Dueling opinions on legislative compensation

Posted by Max Reiss – bio | email

MONTGOMERY, AL (WSFA) – There are two proposals in the legislature on how to deal with the pay raise a different group of lawmakers passed in 2007.

Two Republican senators are the ones with the ideas.

Sen. Gerald Dial from Lineville said days after he was elected to the Senate that he would repeal the pay-raise.

Dial said he doesn't buy the argument that new lawmakers were looking forward to the amount of compensation.

"Every legislator knew when he or she was elected they could change that. They could come down and increase that a hundred percent or reduce it a hundred percent so the fact they knew what it was was fine, but they also had to realize logically that it could be changed."

Dial is serving his second round in the legislature as he was elected to the Senate in 1990's.

Sen. Paul Sanford from Madison was elected in 2009 during a Special Election and owns a restaurant.

"I don't know what I would do if there was a repeal" Sanford said.

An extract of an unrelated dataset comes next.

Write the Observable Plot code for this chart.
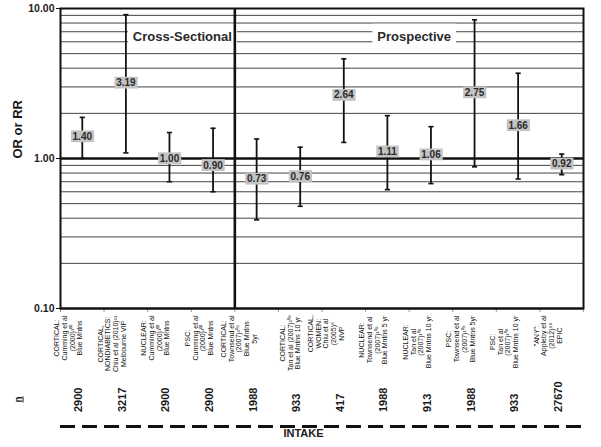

He's sponsoring a separate measure that would match legislative compensation with the rate of proration in the General Fund.

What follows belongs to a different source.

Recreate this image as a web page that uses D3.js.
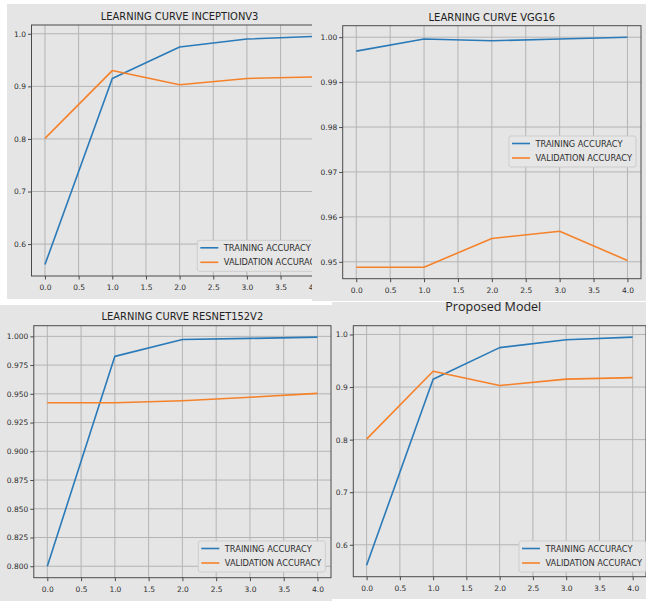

"If state agencies have to face cuts then we should too" Sanford said.

A repeal he argued wouldn't be fair to him or the other new lawmakers who are sacrificing time from their regular jobs in order to serve in a demanding part-time role in the legislature.

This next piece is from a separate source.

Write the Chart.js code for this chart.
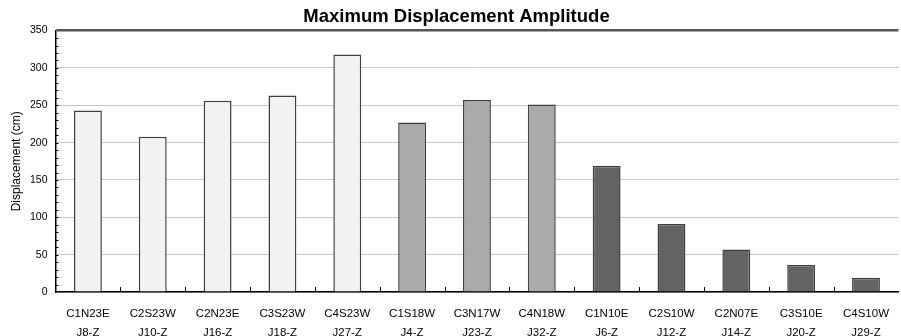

Sanford said "If you cut this pay back to 07 then I believe myself and many other legislators are going to be put in a situation where we're going to have to resign. And if I'm going to have to resign then the state's going to have to have a special session."

Lawmakers receive a fixed salary but have an expense account that could not exceed $52,596. In 2007 the limit was $30,710.

Dial who sponsored the repeal said he doesn't oppose the proration idea.

"I'm not against it at all. I want both of them to be considered."

Sen. Scott Beason who chairs the Senate Rules Committee assigned a subcommittee specifically devoted to the pay-raise issue.